The term 'conversational typo' seems to have been coined to refer to this phenomenon by people who frequent texual communication systems such as IRC. The association with a conventional typo is a weak one, as a normal typo refers to an accidental misorder of keypresses. However, both conversational and conventional typos result in not saying what you meant, so the name is a fair one.

This term is also used to describe accidentally mispronouncing a word or phrase, perhaps because the toungue doesn't articulate quite as intended. This does often lead to some conversation typos of the kind I described above, too.

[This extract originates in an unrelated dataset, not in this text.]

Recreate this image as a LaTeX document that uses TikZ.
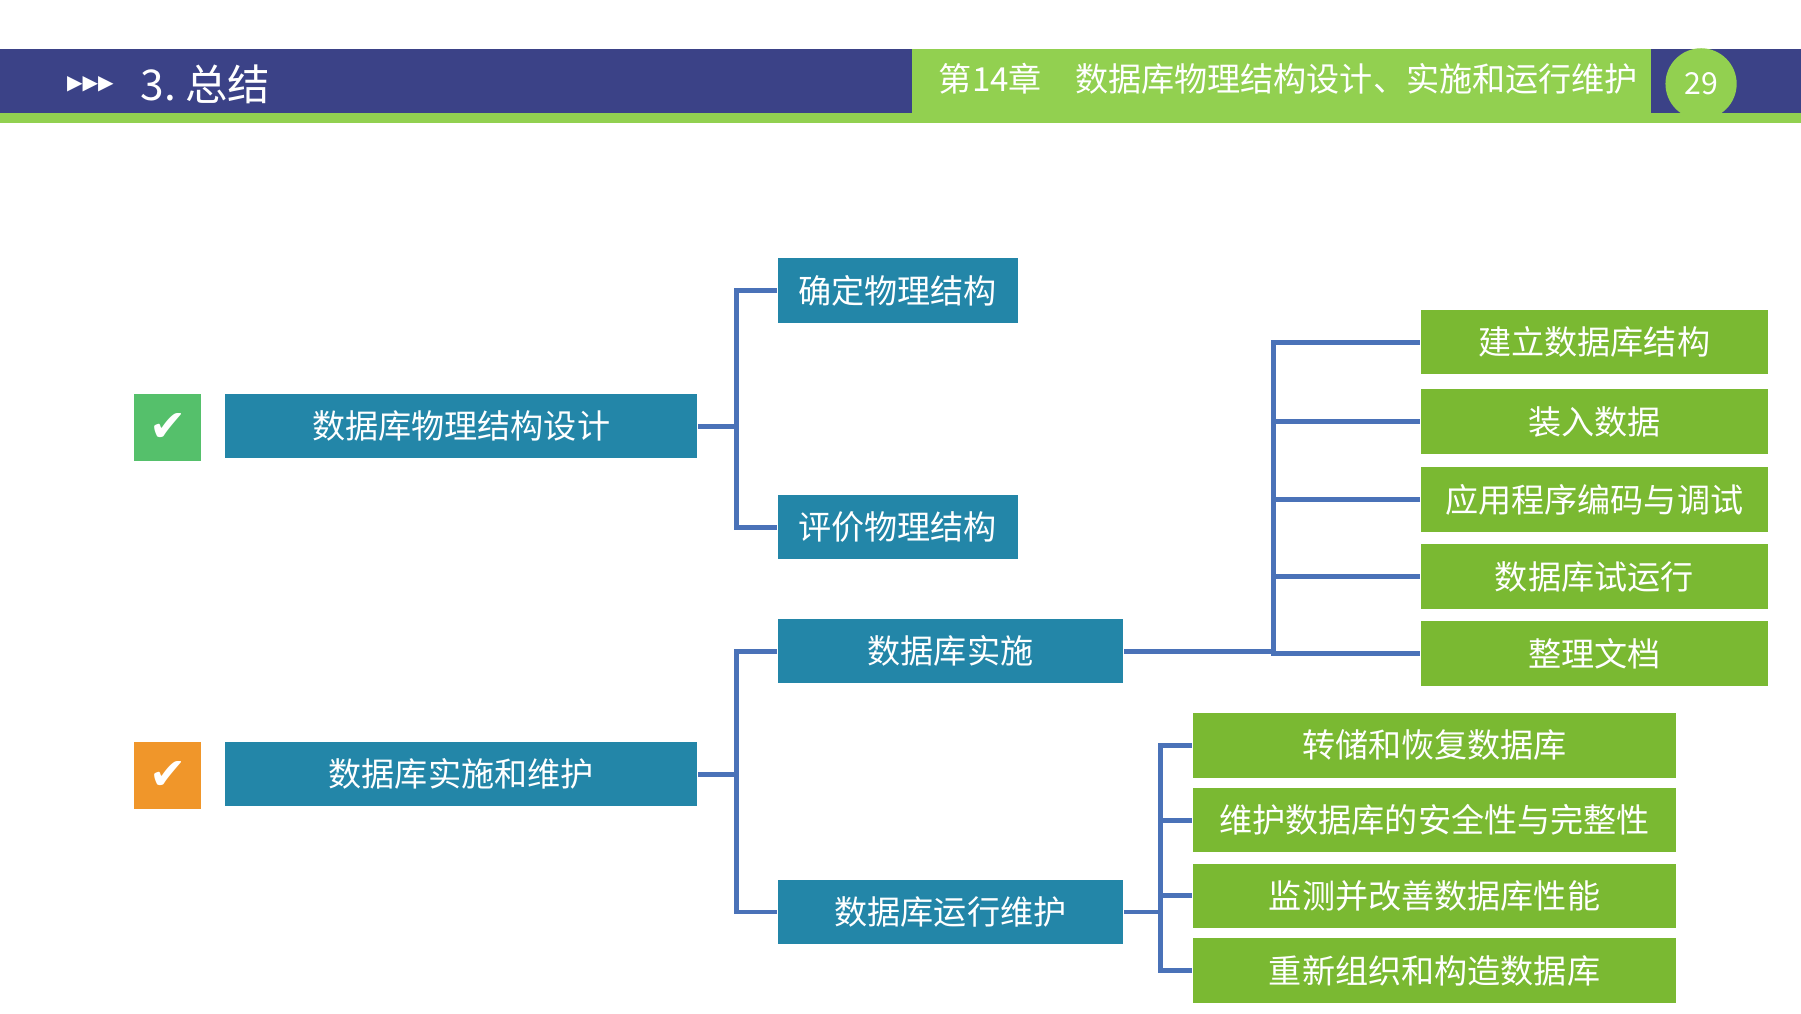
\documentclass[tikz,border=0pt]{standalone}
\usepackage{fontspec}
\setmainfont{Noto Sans CJK SC}
\newfontfamily\symfont{DejaVu Sans}
\usetikzlibrary{positioning}
\definecolor{barblue}{HTML}{3B4287}
\definecolor{bargreen}{HTML}{92D050}
\definecolor{boxblue}{HTML}{2386A8}
\definecolor{boxgreen}{HTML}{7AB932}
\definecolor{chkgreen}{HTML}{55C06B}
\definecolor{chkorange}{HTML}{F0962A}
\definecolor{linkblue}{HTML}{4A72B8}
\tikzset{
  bluebox/.style={fill=boxblue, text=white, font=\fontsize{8.2}{9}\selectfont, inner sep=0pt, minimum height=0.56cm},
  greenbox/.style={fill=boxgreen, text=white, font=\fontsize{8.2}{9}\selectfont, inner sep=0pt, minimum height=0.56cm},
  check/.style={minimum size=0.58cm, inner sep=0pt, text=white, font=\symfont\fontsize{11}{11}\selectfont},
  link/.style={linkblue, line width=1.2pt},
}
\begin{document}
\begin{tikzpicture}[x=0.01cm, y=-0.01cm]
  \useasboundingbox (0,0) rectangle (1568,882);
  % header
  \fill[barblue] (0,43) rectangle (1568,98);
  \fill[bargreen] (0,98) rectangle (1568,107);
  \fill[bargreen] (794,43) rectangle (1437,98);
  \fill[bargreen] (1481,73) circle (31);
  \node[text=white, font=\symfont\fontsize{5}{6}\selectfont, anchor=west] (tri) at (46,73) {▶▶▶};
  \node[text=white, font=\fontsize{10.5}{12}\selectfont, anchor=west] (title) at (110,73) {3.\ 总结};
  \node[text=white, font=\fontsize{8.2}{10}\selectfont, anchor=west] (chapter) at (805,69) {第14章\quad 数据库物理结构设计、实施和运行维护};
  \node[text=white, font=\fontsize{7.5}{9}\selectfont] (page) at (1481,73) {29};
  % left column
  \node[check, fill=chkgreen] (ck1) at (146,372) {✔};
  \node[check, fill=chkorange] (ck2) at (146,675) {✔};
  \node[bluebox, minimum width=4.11cm] (design) at (401.5,371) {数据库物理结构设计};
  \node[bluebox, minimum width=4.11cm] (impl) at (401.5,674) {数据库实施和维护};
  % middle column
  \node[bluebox, minimum width=2.09cm] (fix) at (781.5,253) {确定物理结构};
  \node[bluebox, minimum width=2.09cm] (eval) at (781.5,459) {评价物理结构};
  \node[bluebox, minimum width=3.01cm] (run) at (827.5,567) {数据库实施};
  \node[bluebox, minimum width=3.01cm] (keep) at (827.5,794) {数据库运行维护};
  % right column
  \node[greenbox, minimum width=3.02cm] (c1) at (1388,298) {建立数据库结构};
  \node[greenbox, minimum width=3.02cm] (c2) at (1388,367) {装入数据};
  \node[greenbox, minimum width=3.02cm] (c3) at (1388,435) {应用程序编码与调试};
  \node[greenbox, minimum width=3.02cm] (c4) at (1388,502) {数据库试运行};
  \node[greenbox, minimum width=3.02cm] (c5) at (1388,569) {整理文档};
  \node[greenbox, minimum width=4.20cm] (d1) at (1249,649) {转储和恢复数据库};
  \node[greenbox, minimum width=4.20cm] (d2) at (1249,714) {维护数据库的安全性与完整性};
  \node[greenbox, minimum width=4.20cm] (d3) at (1249,780) {监测并改善数据库性能};
  \node[greenbox, minimum width=4.20cm] (d4) at (1249,845) {重新组织和构造数据库};
  % connectors
  \coordinate (busa) at (641,0);
  \coordinate (busb) at (1109,0);
  \coordinate (busc) at (1010,0);
  \foreach \t in {fix, eval}
    \draw[link] (design.east) -| (busa |- design.east) |- (\t.west);
  \foreach \t in {run, keep}
    \draw[link] (impl.east) -| (busa |- impl.east) |- (\t.west);
  \foreach \t in {c1, c2, c3, c4, c5}
    \draw[link] (run.east) -| (busb |- run.east) |- (\t.west);
  \foreach \t in {d1, d2, d3, d4}
    \draw[link] (keep.east) -| (busc |- keep.east) |- (\t.west);
\end{tikzpicture}
\end{document}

Other words to describe this type of mistake include "moutho" and "braino". These two are a little different though as they describe only one of the two kinds of conversational typo I described: the former blames the mouth, and thus refers to the latter type of conversational typo. The term "braino", on the other hand, curses the brain for not delivering coherant sentences fast enough to be rendered into speech and thus refers to the kind of conversational typo I described first. A third alternative is "speako", which I take to be equivalent to "conversational typo" in that it simply refers to a speaking mistake (as "typo" refers to a typing mistake) rather than specifying the nature of the mistake.

Since all of these terms are slang, their meaning is of course ultimately flexible. I doubt anyone will complain if they are used interchangably.